SMALL PRINT
Green picture books fun for children
February 28, 2010
Deirdre Baker
While the rest of the world has been marvelling at Vancouver's warmest winter in more than 100 years, I've been marvelling at children's books on recycling. What goes around comes around, as these picture books make entertainingly apparent.
In The Smash! Smash! Truck (David Fickling, 32 pages, $21.99, ages 4 to 7), Aidan Potts, a.k.a. "Professor Potts," starts where it all began – with the Big Bang. "Since then very little has been added and nothing taken away," he tells us.
The glorious smashing sound of the recycling truck dumping bins on recycling day is the framework for Potts' succinct account of the cycles of earth, water, plants, animals – and human detritus.
"Atoms don't wear out," he says. "You were part of billions of other things. You contain atoms that used to be in glass."
All the more reason then for the "Smash! Smash!" truck, which makes the whole atom-recycling process faster. Atoms can't be thrown away, "but we can make them useless for a very long time" by sending them to a landfill. That's why the sound of the recycling truck is a "splendid, sensible sound" – an explosive, neon yellow SMASH!!!
The Smash! Smash! Truck is impressive for its clarity in describing how humans are materially implicated in the substance of earth and sky. Illustrator and comic strip artist Potts shows an impeccable sense of design as well as timing in this always energetic, direct and informative picture book. The sound of smashing glass provides a mental soundtrack of celebratory excitement, and the dynamic graphics satisfy not just the eye but the brain as well. Exceptionally engaging and effective.
Beverley Young, illustrator, and the Templar Company turn to pop-ups, flaps, tabs and paper dials in How the World Works (Templar, 16 pages, $23, ages 5 to 9), a quick and lively introduction to the world's natural systems from the Big Bang and the origins of life through to today's food chain and the problem of bioaccumulation.
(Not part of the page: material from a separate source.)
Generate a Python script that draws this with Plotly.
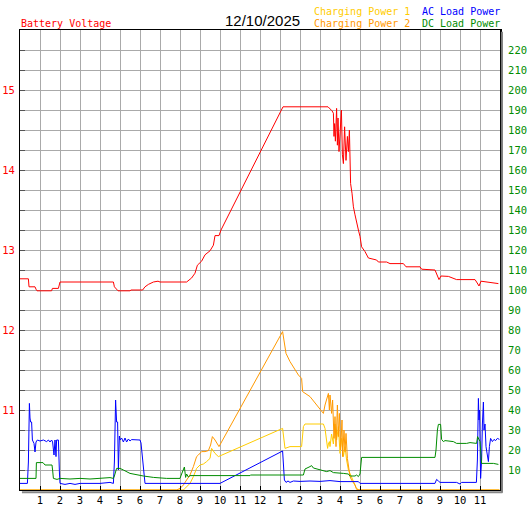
import plotly.graph_objects as go
from plotly.graph_objects import Figure

# time of day in hours (0 = midnight)
voltage_hours = [
    0, 0.42, 0.45, 0.75, 0.8, 0.85, 1.58, 1.62, 1.92, 2.0, 4.67, 4.72, 4.9, 5.5,
    5.55, 6.13, 6.25, 6.42, 6.67, 6.9, 7.0, 8.0, 8.33, 8.58, 8.75, 8.87, 9.08,
    9.25, 9.5, 9.67, 9.75, 9.95, 10.05, 13.15, 15.4, 15.6, 15.67, 15.7, 15.73,
    15.77, 15.83, 15.87, 15.9, 15.95, 16.0, 16.07, 16.12, 16.17, 16.23, 16.3,
    16.37, 16.42, 16.47, 16.5, 16.53, 16.6, 16.67, 16.75, 16.83, 16.92, 17.0,
    17.08, 17.25, 17.42, 17.83, 17.92, 18.33, 18.5, 19.17, 19.3, 20.0, 20.08,
    20.75, 20.83, 20.95, 21.05, 21.42, 21.83, 22.75, 22.83, 22.95, 23.05, 23.33,
    23.67, 23.92,
]
battery_voltage = [
    12.64, 12.64, 12.54, 12.54, 12.51, 12.49, 12.49, 12.52, 12.52, 12.6, 12.6,
    12.54, 12.49, 12.49, 12.5, 12.5, 12.54, 12.57, 12.6, 12.61, 12.6, 12.6, 12.6,
    12.65, 12.71, 12.81, 12.86, 12.94, 12.99, 13.06, 13.18, 13.18, 13.25, 14.79,
    14.79, 14.74, 14.71, 14.42, 14.58, 14.36, 14.77, 14.31, 14.65, 14.23, 14.4,
    14.75, 14.19, 14.08, 14.54, 14.12, 14.42, 14.23, 14.5, 14.25, 13.83, 13.71,
    13.54, 13.44, 13.33, 13.25, 13.17, 13.04, 12.98, 12.9, 12.875, 12.85, 12.85,
    12.83, 12.83, 12.79, 12.79, 12.76, 12.75, 12.71, 12.63, 12.675, 12.67, 12.63,
    12.63, 12.6, 12.55, 12.61, 12.6, 12.59, 12.58,
]

charging1_hours = [
    0, 8.17, 8.25, 8.5, 8.67, 8.83, 9.0, 9.17, 9.33, 9.5, 9.58, 9.75, 9.92, 13.13,
    13.25, 13.5, 14.08, 14.17, 14.25, 15.17, 15.25, 15.33, 15.38, 15.42, 15.47,
    15.5, 15.58, 15.67, 15.75, 15.83, 15.92, 16.0, 16.08, 16.17, 16.25, 16.33,
    16.42, 16.5, 16.67, 16.8, 16.92, 23.97,
]
charging_power_1 = [
    0, 0, 0.8, 3.3, 6.7, 10.8, 12.5, 13, 14.2, 15.8, 20.8, 18.3, 16.7, 30.8,
    20.8, 21.7, 21.7, 31.7, 33, 33, 30.8, 25, 20.8, 23, 24.2, 21.7, 28, 23, 33,
    25, 31.7, 18.3, 25.8, 16.7, 21.7, 15, 10, 8.3, 4.2, 1.3, 0, 0,
]

charging2_hours = [
    0, 7.83, 8.0, 8.17, 8.33, 8.5, 8.67, 8.83, 8.92, 9.08, 9.25, 9.42, 9.53, 9.62,
    9.75, 9.95, 13.13, 13.3, 13.5, 13.75, 13.92, 14.08, 14.13, 14.5, 14.83, 15.08,
    15.17, 15.25, 15.33, 15.42, 15.47, 15.5, 15.58, 15.63, 15.7, 15.75, 15.8,
    15.87, 15.92, 15.97, 16.03, 16.1, 16.13, 16.2, 16.25, 16.3, 16.37, 16.42,
    16.5, 16.58, 16.75, 16.83, 17.0, 23.97,
]
charging_power_2 = [
    0, 0, 0.8, 2.5, 5, 7.5, 11.7, 16.7, 17.5, 19.2, 19.2, 19.7, 22.5, 26.7, 25,
    21.7, 79.2, 68.3, 64.2, 60, 57.5, 55.8, 49.2, 46.7, 42.5, 39.2, 38.3, 42.5,
    45, 48.3, 40, 47.5, 38.3, 45, 25.8, 36.7, 21.7, 42.5, 26.7, 38.3, 20, 35,
    16.7, 30, 19.2, 28.3, 15.8, 12.5, 6.7, 5, 2.5, 0.3, 0, 0,
]

ac_hours = [
    0, 0.37, 0.42, 0.47, 0.5, 0.53, 0.58, 0.62, 0.7, 0.75, 0.8, 0.87, 1.0, 1.17,
    1.33, 1.42, 1.5, 1.58, 1.63, 1.7, 1.75, 1.8, 1.83, 1.92, 1.97, 2.0, 2.25, 2.5,
    2.75, 3.0, 4.0, 4.5, 4.67, 4.72, 4.78, 4.83, 4.88, 4.92, 4.97, 5.0, 5.08,
    5.17, 5.25, 5.33, 5.42, 5.5, 5.58, 6.0, 6.05, 6.17, 6.25, 10.0, 13.13, 13.22,
    13.3, 13.4, 13.5, 13.67, 14.0, 14.5, 15.0, 15.5, 16.0, 16.92, 17.0, 20.75,
    20.83, 20.92, 21.0, 21.83, 22.0, 22.08, 22.82, 22.87, 22.92, 22.95, 22.98,
    23.03, 23.08, 23.12, 23.17, 23.2, 23.25, 23.3, 23.37, 23.42, 23.47, 23.53,
    23.62, 23.7, 23.78, 23.87, 23.97,
]
ac_load_power = [
    3.3, 3.3, 14, 43.3, 36, 34, 34, 25, 23.3, 19, 24, 25, 24.5, 25, 24.2, 25, 24,
    25, 24, 17.5, 25, 16.7, 25, 25, 9, 3.3, 2.8, 3.3, 2.8, 3.3, 3.3, 3.8, 3.3, 14,
    45, 34, 34, 10, 27, 25, 26, 24, 26, 24, 25.5, 24.5, 25.2, 25, 23.5, 13, 3.3,
    3.3, 19.5, 5, 3.8, 4.5, 3.8, 4.5, 4.3, 4.5, 4.3, 4.7, 4.2, 4.2, 3.3, 3.3, 5.3,
    4.5, 3.8, 3.8, 3.0, 3.8, 3.8, 15, 45.8, 35, 40, 5.8, 15, 33, 44, 30, 33, 21.7,
    17.5, 14.2, 21.7, 25.8, 24.2, 25.3, 24.7, 25.8, 25.3,
]

dc_hours = [
    0, 0.8, 0.82, 1.15, 1.25, 1.6, 1.63, 1.67, 1.85, 2.0, 2.5, 3.0, 3.5, 4.0, 4.5,
    4.67, 4.72, 4.83, 5.0, 5.17, 5.5, 6.17, 6.67, 7.33, 8.0, 8.08, 8.22, 8.28,
    8.33, 8.42, 8.5, 11.5, 11.52, 14.17, 14.25, 14.5, 14.58, 14.67, 15.0, 15.33,
    15.5, 15.67, 16.17, 16.42, 16.5, 16.75, 16.83, 16.92, 17.0, 17.05, 17.08,
    20.75, 20.8, 20.87, 20.92, 21.03, 21.05, 21.08, 21.17, 21.25, 21.67, 21.83,
    22.33, 22.5, 22.83, 22.88, 23.0, 23.08, 23.67, 23.83, 23.92,
]
dc_load_power = [
    5.8, 5.8, 13.7, 13.7, 12.5, 12.5, 10, 5.8, 5.3, 5.8, 5.5, 5.8, 5.5, 5.8, 6.2,
    5.8, 7, 10.8, 10.8, 10, 8.3, 7, 6.3, 5.8, 5.8, 8, 11.5, 6.3, 8, 6.5, 7.2, 7.2,
    7.5, 7.5, 10.5, 11.7, 12.2, 11, 10, 9.2, 9.7, 8.7, 8.3, 8, 7, 7, 7.5, 6.7, 8,
    12, 16.3, 16.3, 20, 30, 32.8, 32.8, 30, 25.3, 24.2, 24.7, 24.2, 23.3, 23.3,
    23.7, 23.3, 26.7, 24.2, 13.3, 13.3, 12.8, 12.8,
]

hour_ticks = list(range(1, 24))
hour_labels = [str(h if h <= 12 else h - 12) for h in hour_ticks]
volt_ticks = [11, 12, 13, 14, 15]
watt_ticks = list(range(10, 230, 10))

SMALL_FONT = "DejaVu Sans Mono"


def add_power_line(fig: Figure, x, y, name: str, color: str) -> None:
    fig.add_trace(
        go.Scatter(
            x=x, y=y, mode="lines", name=name, yaxis="y2",
            line=dict(color=color, width=1),
        )
    )


def header_text(fig: Figure, text: str, x: float, y: float, color: str,
                size: float = 10, family: str = SMALL_FONT, anchor: str = "left") -> None:
    fig.add_annotation(
        text=text, x=x, y=y, xref="paper", yref="paper",
        xanchor=anchor, yanchor="middle", showarrow=False,
        font=dict(family=family, size=size, color=color),
    )


fig = Figure()
add_power_line(fig, charging1_hours, charging_power_1, "Charging Power 1", "#FFCC00")
add_power_line(fig, charging2_hours, charging_power_2, "Charging Power 2", "#FF9900")
add_power_line(fig, ac_hours, ac_load_power, "AC Load Power", "#0000FF")
add_power_line(fig, dc_hours, dc_load_power, "DC Load Power", "#008C00")
fig.add_trace(
    go.Scatter(
        x=voltage_hours, y=battery_voltage, mode="lines", name="Battery Voltage",
        line=dict(color="#FF0000", width=1),
    )
)

fig.update_layout(
    width=527,
    height=510,
    template="none",
    showlegend=False,
    paper_bgcolor="white",
    plot_bgcolor="white",
    margin=dict(l=20, r=27, t=30, b=20),
    font=dict(family=SMALL_FONT, size=10, color="black"),
    xaxis=dict(
        range=[0, 24],
        tickmode="array",
        tickvals=hour_ticks,
        ticktext=hour_labels,
        ticks="inside",
        ticklen=4,
        tickcolor="black",
        showgrid=True,
        gridcolor="#AAAAAA",
        gridwidth=1,
        zeroline=False,
        showline=True,
        linecolor="black",
        linewidth=1,
        mirror=True,
        automargin=False,
        tickfont=dict(family=SMALL_FONT, size=10.5, color="black"),
    ),
    yaxis=dict(
        range=[10, 15.75],
        tickmode="array",
        tickvals=volt_ticks,
        ticks="inside",
        ticklen=5,
        tickcolor="#555555",
        minor=dict(tickmode="linear", tick0=10, dtick=0.25, ticks="inside",
                   ticklen=5, tickcolor="#555555", showgrid=False),
        showgrid=False,
        zeroline=False,
        showline=True,
        linecolor="black",
        linewidth=1,
        automargin=False,
        ticklabelstandoff=2,
        tickfont=dict(family=SMALL_FONT, size=10.5, color="#FF0000"),
    ),
    yaxis2=dict(
        range=[0, 230],
        overlaying="y",
        side="right",
        tickmode="array",
        tickvals=watt_ticks,
        ticks="",
        showgrid=True,
        gridcolor="#AAAAAA",
        gridwidth=1,
        zeroline=False,
        showline=True,
        linecolor="black",
        linewidth=2,
        automargin=False,
        ticklabelstandoff=4,
        tickfont=dict(family=SMALL_FONT, size=10.5, color="#008C00"),
    ),
)

# drop shadow of the chart frame
fig.add_shape(type="line", xref="paper", yref="paper", x0=1.004, x1=1.004,
              y0=-0.006, y1=0.996, line=dict(color="#777777", width=2))
fig.add_shape(type="line", xref="paper", yref="paper", x0=0.004, x1=1.005,
              y0=-0.005, y1=-0.005, line=dict(color="#888888", width=2))

header_text(fig, "Battery Voltage", -0.002, 1.0141, "#FF0000")
header_text(fig, "12/10/2025", 0.506, 1.0217, "black", size=15,
            family="Liberation Sans", anchor="center")
header_text(fig, "Charging Power 1", 0.608, 1.0398, "#FFCC00")
header_text(fig, "Charging Power 2", 0.608, 1.0141, "#FF9900")
header_text(fig, "AC Load Power", 0.833, 1.0398, "#0000FF")
header_text(fig, "DC Load Power", 0.833, 1.0141, "#008C00")

# the page is photographed at exactly the figure size, so drop the body margin
fig.write_html(
    "out.html",
    config={"displayModeBar": False},
    post_script="document.body.style.margin='0';",
)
Life's prehistory, the movement of tectonic plates, water and weather cycles, ocean currents, the carbon cycle – with a few clear sentences and attractive, intelligible diagrams and graphics, kids can get some sense of how these work.
The relationship of all the cycles to global warming is made apparent throughout. A "what is carbon?" section illustrates the greenhouse effect, defines "carbon footprint," calculates the carbon emitted in the production of a hamburger (a multi-layered, lift-the-flap affair), describes the carbon cycle and humans' effect on it, and even, in a pull-out section, introduces a few tips about energy efficiency we have derived from plants and other animals.
The interdependency of life and the conservation of energy is the constant under-story here. Full colour pages, clear tones and well-designed special effects make this both appealing and illuminating.
The meaning of "carbon footprint" is embedded in a fictional story in Sandy's Incredible Shrinking Footprint (Second Story, 24 pages, $15.95, ages 4 to 7) by Femida Handy and Carole Carpenter, with collage illustrations by Adrianna Steele-Card.
Playing on the beach near her Grandpa's, Sandy is disgusted to find the rubbish from environmentally doltish picnickers strewn all over the sand. She starts clearing it up and is befriended by the "Garbage Lady," who applauds her efforts – "Imagine what the world would look like if everybody dumped their garbage and nobody cleaned up after themselves" – and introduces the "footprint" concept.
Sandy goes home and with her parents, makes a list of "footprint-shrinking things" that she can do. The authors conclude with a list of ways we can shrink our footprints – including this truly altruistic bit of advice: "trade books with our friends or go to the library."
This cheerfully didactic tale is more concerned with behaviour than explanation, but among preschoolers it might make a good precursor to The Smash! Smash! Truck. It has the further credential of upholding its own values: all the illustrations are made from recycled and natural materials.
Author Deirdre Baker teaches children's lit at the U of T. Her Small Print appears every two weeks.